Although the process uses no explicit equations here, it can be understood as a search for equilibrium between closeness and separation. Each true association strengthens its bond, while each false one weakens it. The result is a geometry that mirrors the structure of thought itself.
The brilliance of contrastive learning lies in its power to turn randomness into understanding. At first, the system perceives only chaos. As it compares examples, it begins to sense stability: features that remain constant even as appearances shift. In human terms, this is the leap from seeing to perceiving. Seeing records images. Perceiving extracts essence. A child who observes many animals eventually grasps that some belong to the same category despite differences in color or shape. The lesson is not told but discovered through comparison. Contrastive learning follows this same path, finding that meaning exists in relation, not isolation.

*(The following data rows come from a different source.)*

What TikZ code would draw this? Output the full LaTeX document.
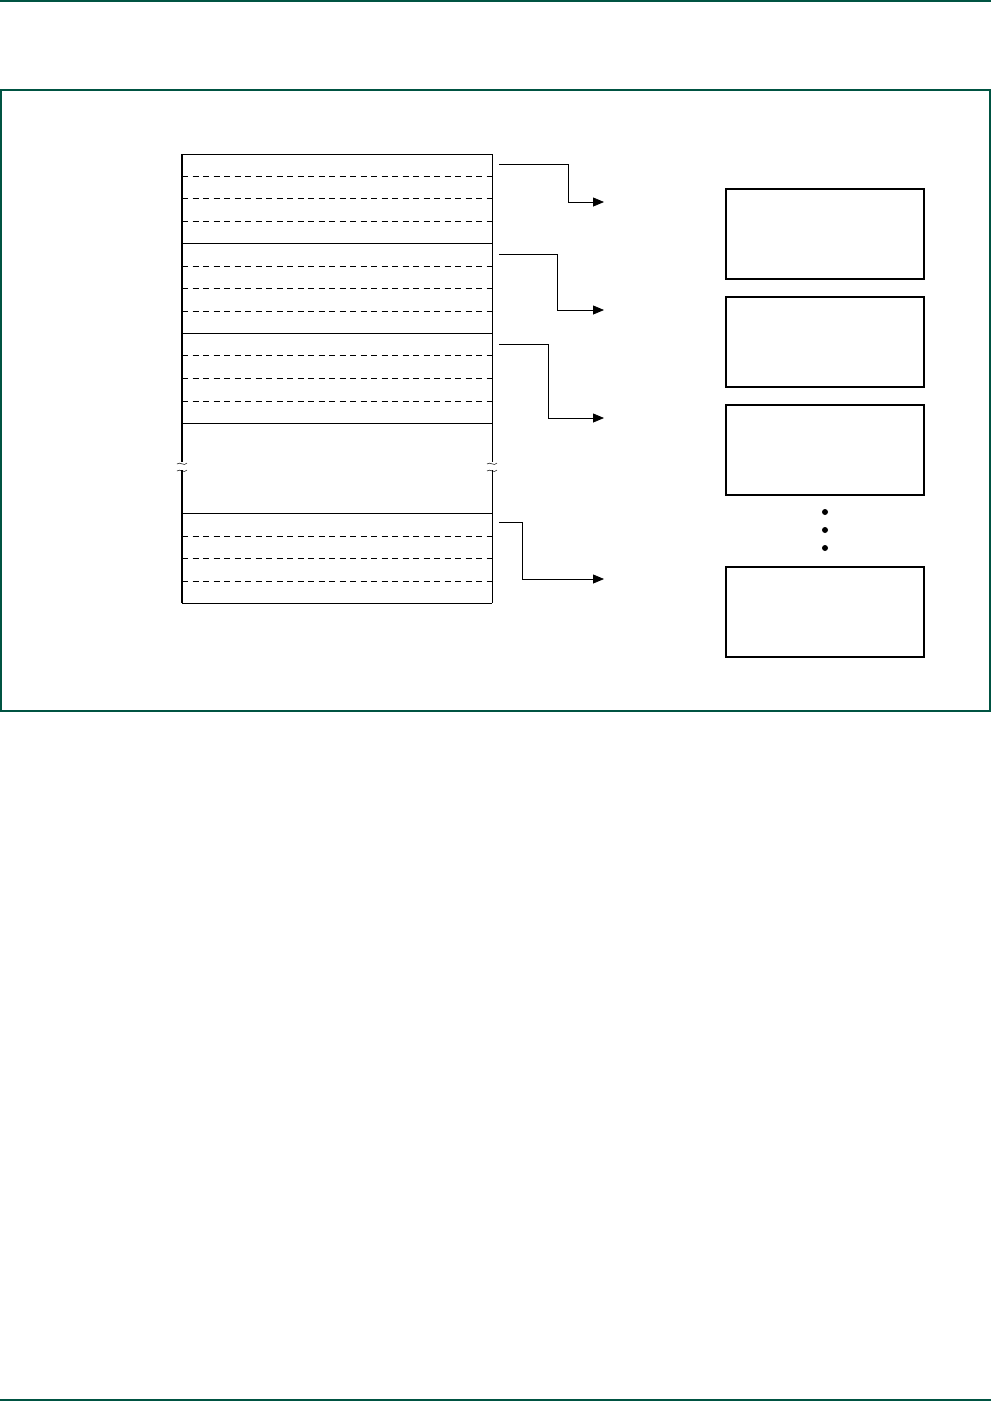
\documentclass[tikz,border=0pt]{standalone}
\usetikzlibrary{arrows.meta, positioning}
\definecolor{framegreen}{RGB}{0,84,66}

\begin{document}
\begin{tikzpicture}[
    x=1pt, y=-1pt,
    frame/.style={draw=framegreen, line width=1.3pt},
    rowline/.style={draw=black, line width=0.7pt},
    rowdash/.style={draw=black, line width=0.6pt, dash pattern=on 6pt off 4.5pt},
    block/.style={draw=black, line width=1.2pt, minimum width=198pt, minimum height=90pt, inner sep=0pt},
    link/.style={-{Triangle[length=11pt, width=9pt]}, line width=0.8pt},
]
    \useasboundingbox (0,0) rectangle (991,1401);

    % Page rules and outer frame
    \draw[frame] (0,1) -- (991,1);
    \draw[frame] (0,1400) -- (991,1400);
    \draw[frame] (1,90) rectangle (990,711);

    % Table outline (with break)
    \draw[line width=1.6pt] (182,154) -- (182,462);
    \draw[line width=1.6pt] (182,470) -- (182,603);
    \draw[rowline] (492,154) -- (492,462);
    \draw[rowline] (492,470) -- (492,603);
    \draw[line width=0.5pt] (177,464) .. controls (180,461) and (184,467) .. (187,463);
    \draw[line width=0.5pt] (177,471) .. controls (180,468) and (184,474) .. (187,470);
    \draw[line width=0.5pt] (487,464) .. controls (490,461) and (494,467) .. (497,463);
    \draw[line width=0.5pt] (487,471) .. controls (490,468) and (494,474) .. (497,470);

    % Solid group lines
    \foreach \y in {154,243,333,423,513,603}
        \draw[rowline] (182,\y) -- (492,\y);
    % Dashed entry lines
    \foreach \y in {176,198,221,266,288,311,355,378,401,536,558,581}
        \draw[rowdash] (182,\y) -- (492,\y);

    % Target blocks
    \node[block] (blkA) at (825,234) {};
    \node[block] (blkB) at (825,342) {};
    \node[block] (blkC) at (825,450) {};
    \node[block] (blkD) at (825,612) {};

    % Ellipsis dots
    \fill (825,512) circle (3pt);
    \fill (825,530) circle (3pt);
    \fill (825,548) circle (3pt);

    % Pointer arrows
    \coordinate (srcA) at (499,164);
    \coordinate (srcB) at (499,254);
    \coordinate (srcC) at (499,344);
    \coordinate (srcD) at (499,522);
    \coordinate (dstA) at (604,202);
    \coordinate (dstB) at (604,310);
    \coordinate (dstC) at (604,418);
    \coordinate (dstD) at (604,579);
    \draw[link] (srcA) -- (568,164) |- (dstA);
    \draw[link] (srcB) -- (557,254) |- (dstB);
    \draw[link] (srcC) -- (548,344) |- (dstC);
    \draw[link] (srcD) -- (522,522) |- (dstD);
\end{tikzpicture}
\end{document}
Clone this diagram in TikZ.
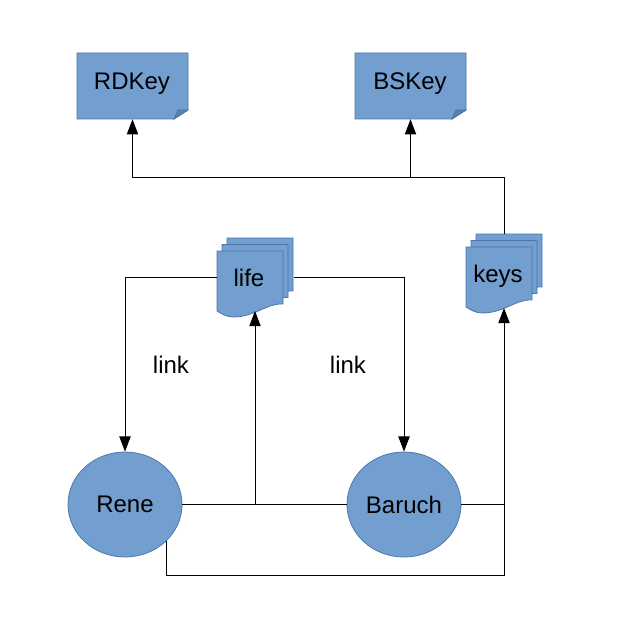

In communication, meaning arises the same way. We interpret someone’s tone not from the words alone but from the contrast with how those words might have been said differently. Conversation, like learning, depends on relation and expectation.
The Philosophy of Relation
At a deeper level, contrastive learning redefines what it means to know. Traditional learning seeks absolutes: this is a cat, that is a dog. Contrastive learning replaces absolutes with relations: this resembles that more than something else. Knowledge becomes geometric rather than categorical. The system no longer memorizes labels; it builds a map where every idea finds its position relative to others.
This shift echoes how human cognition works. We do not think in isolated facts but in networks of association. Freedom exists only through its tension with constraint. Day has meaning only because of night. Truth acquires value beside falsehood. Contrastive learning captures this logic in computation.
It also introduces a new kind of intelligence, one based not on imitation but on abstraction. In supervised learning, meaning is imposed from outside, through human labels. In contrastive learning, meaning emerges from within, shaped by relationships. The model builds what scientists call a latent space, an internal landscape where distance represents meaning. Concepts that share deeper similarity align even when they differ in form.
When trained across multiple types of data, this geometry can connect information from different senses. A picture of an apple and the word apple can occupy nearby coordinates because their internal representations convey the same essence. Models that combine text and vision use this principle to learn a shared geometry between words and images. The same logic can extend further: if sound, movement, and language were trained together, they could inhabit one coherent field of meaning. Each modality would reinforce the others, bringing artificial systems closer to unified perception.
Contrastive learning thus reveals that intelligence is not the storage of facts but the ability to organize relationships. It turns data into structure and variation into meaning.
Seeing the World as a Field
Inside a well-trained contrastive model lies a remarkable structure: a continuous field where every concept, image, and sound occupies a coordinate in shared space. Within this field, meaning is relational. Points representing emotions form one cluster, architecture another, natural landscapes a third. Within each cluster, finer distinctions appear. Happiness sits near laughter, mountain near valley, bird near flight.
Contrastive learning teaches that knowledge is not a collection of isolated pieces but a web of relations. Every idea gains meaning through its context, every insight through its contrast. Machines that learn through relation remind us of the essence of cognition itself. Humans perceive by comparison, remember by distinction, and think through relation.
The revolution of contrastive learning is therefore not only technical but philosophical. It restores to artificial intelligence an ancient principle of wisdom: understanding begins when we recognize difference.